From: Ryan Shaw <ryanshaw@ischool.berkeley.edu>
Date: Fri, 31 Jul 2009 16:07:25 -0700
Message-ID: <af556a820907311607k636da517xfe3eeb53f87abf90@mail.gmail.com>
To: Ansgar Scherp <scherp@uni-koblenz.de>
Cc: public-lod@w3.org
Hello Ansgar,

On Fri, Jul 31, 2009 at 1:19 AM, Ansgar Scherp<scherp@uni-koblenz.de> wrote:

> It is quite interesting to see this very long thread on events. In the past time
> we have studied many event models (see, e.g., the list Raphael Troncy sent around).
> When studying them, I was very surprised that for many of them no foundational
> literature was studied (philosophy, linguistics, cognitive sciences, etc.).
> Rather, the models seem to be developed add hoc and remain in fact quite simple
> for the always argued reason of "being generic".
> Libby Miller says, "events are difficult and complex things to model". And we
> would like to stress that fact.

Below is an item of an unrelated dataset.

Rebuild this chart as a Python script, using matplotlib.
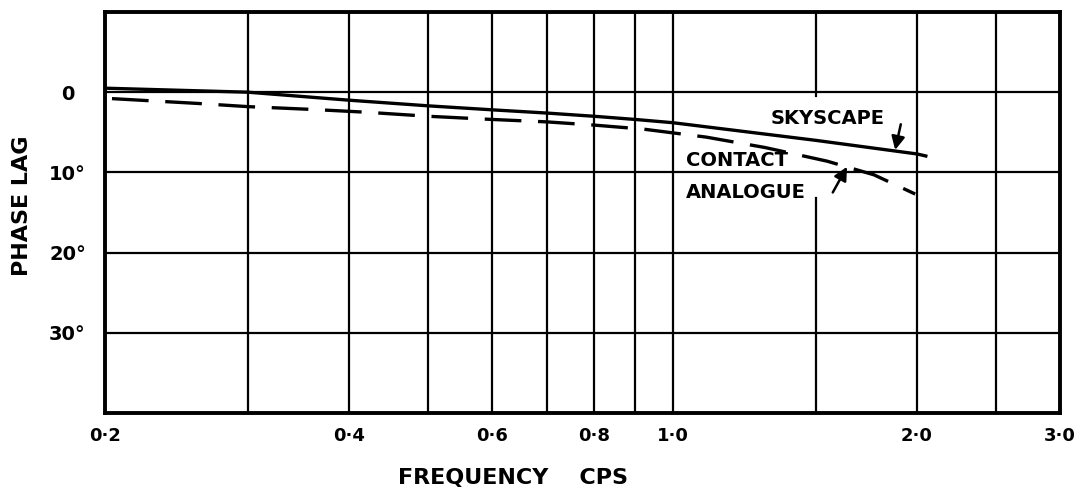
import matplotlib.pyplot as plt
from matplotlib.ticker import FixedLocator, NullFormatter

# phase lag vs frequency (log axis)
skyscape_freq = [0.2, 0.3, 0.4, 0.5, 0.6, 0.7, 0.8, 0.9, 1.0, 1.5, 2.0, 2.06]
skyscape_lag = [-0.5, 0.0, 1.0, 1.7, 2.2, 2.6, 3.0, 3.4, 3.8, 6.0, 7.7, 8.0]

contact_freq = [0.204, 0.26, 0.3, 0.36, 0.42, 0.5, 0.6, 0.7, 0.8, 0.92,
                1.1, 1.3, 1.55, 1.77, 1.99]
contact_lag = [0.8, 1.4, 1.8, 2.15, 2.5, 3.0, 3.4, 3.7, 4.1, 4.6,
               5.6, 6.9, 8.6, 10.3, 12.7]

major_freqs = [0.2, 0.4, 0.6, 0.8, 1.0, 2.0, 3.0]
major_labels = ["0·2", "0·4", "0·6", "0·8", "1·0", "2·0", "3·0"]
minor_freqs = [0.3, 0.5, 0.7, 0.9, 1.5, 2.5]
lag_ticks = [0, 10, 20, 30]
lag_labels = ["0", "10°", "20°", "30°"]

plt.rcParams['font.family'] = 'DejaVu Sans'
plt.rcParams['font.weight'] = 'bold'

fig = plt.figure(figsize=(10.87, 4.9), dpi=100)
ax = fig.add_axes([105 / 1087, 77 / 490, 955 / 1087, 401 / 490])
ax.set_xscale('log')
ax.set_xlim(0.2, 3.0)
ax.set_ylim(40, -10)

# hand drawn grid
grid_kw = dict(color='black', lw=1.6, zorder=1)
for f in major_freqs[1:-1] + minor_freqs:
    if f == 1.5:
        # this line is broken where the labels sit
        ax.plot([f, f], [-10, 0.5], **grid_kw)
        ax.plot([f, f], [13.2, 40], **grid_kw)
    else:
        ax.plot([f, f], [-10, 40], **grid_kw)
for lag in lag_ticks:
    ax.plot([0.2, 3.0], [lag, lag], **grid_kw)

ax.plot(skyscape_freq, skyscape_lag, color='black', lw=2.4, zorder=3,
        solid_capstyle='butt')
ax.plot(contact_freq, contact_lag, color='black', lw=2.4, zorder=3,
        ls=(0, (11, 5)))

ax.xaxis.set_major_locator(FixedLocator(major_freqs))
ax.set_xticklabels(major_labels)
ax.xaxis.set_minor_locator(FixedLocator(minor_freqs))
ax.xaxis.set_minor_formatter(NullFormatter())
ax.set_yticks(lag_ticks)
ax.set_yticklabels(lag_labels)
ax.tick_params(which='both', length=0)
ax.tick_params(axis='x', pad=10, labelsize=13)
ax.tick_params(axis='y', pad=27, labelsize=14)
for lbl in ax.get_yticklabels():
    lbl.set_horizontalalignment('center')
for sp in ax.spines.values():
    sp.set_linewidth(2.8)

# labels on the curves
ax.text(1.32, 3.3, "SKYSCAPE", fontsize=14, fontweight='bold', va='center')
ax.text(1.04, 8.5, "CONTACT", fontsize=14, fontweight='bold', va='center')
ax.text(1.04, 12.5, "ANALOGUE", fontsize=14, fontweight='bold', va='center')
arrow_kw = dict(arrowstyle='-|>', color='black', lw=1.8, mutation_scale=20,
                shrinkA=0, shrinkB=0)
ax.annotate("", xy=(1.88, 7.2), xytext=(1.91, 4.0), arrowprops=arrow_kw)
ax.annotate("", xy=(1.64, 9.3), xytext=(1.575, 12.5), arrowprops=arrow_kw)

fig.text(513 / 1087, 1 - 478 / 490, "FREQUENCY    CPS", fontsize=16,
         fontweight='bold', ha='center', va='center')
fig.text(22 / 1087, 1 - 206 / 490, "PHASE LAG", fontsize=16,
         fontweight='bold', ha='center', va='center', rotation=90)

fig.savefig('out.png', dpi=100)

Indeed, getting a fully comprehensive understanding
> of what events are is very difficult and challenging. As such, a simple model
> will hardly work. In particular, when interoperability between different systems
> is needed.
> Thus, I am happy to announce that at this year's Knowledge Capturing conference
> we will present the Event-Model-F that aims filling the gap of a comprehensive and
> at the same time semantically precise event model.

First, let me say that I like your F model very much, and in fact in
our tech report we praise its use of the DnS pattern for supporting
the modeling of higher-level interpretations of events.

That said, I do not believe that it is the case that "a simple model
will hardly work". Using a simple model does not mean that one has
failed to recognize the complexity of how events are conceptualized.
Rather it reflects a choice not to formally model that full
complexity. Depending on what you are doing, the additional
formalization may or may not be desirable.

I also want to caution against the idea that we can extract from
philosophy, linguistics, cog sci, etc. a single "comprehensive" model
of events (or anything else, for that matter). The F model reflects
one strand of thought from these fields, but there are many
alternatives, as there is no consensus on the nature of events. In
particular, F seems to have a scientistic bent that may not be
appropriate for modeling, e.g. historical reasoning.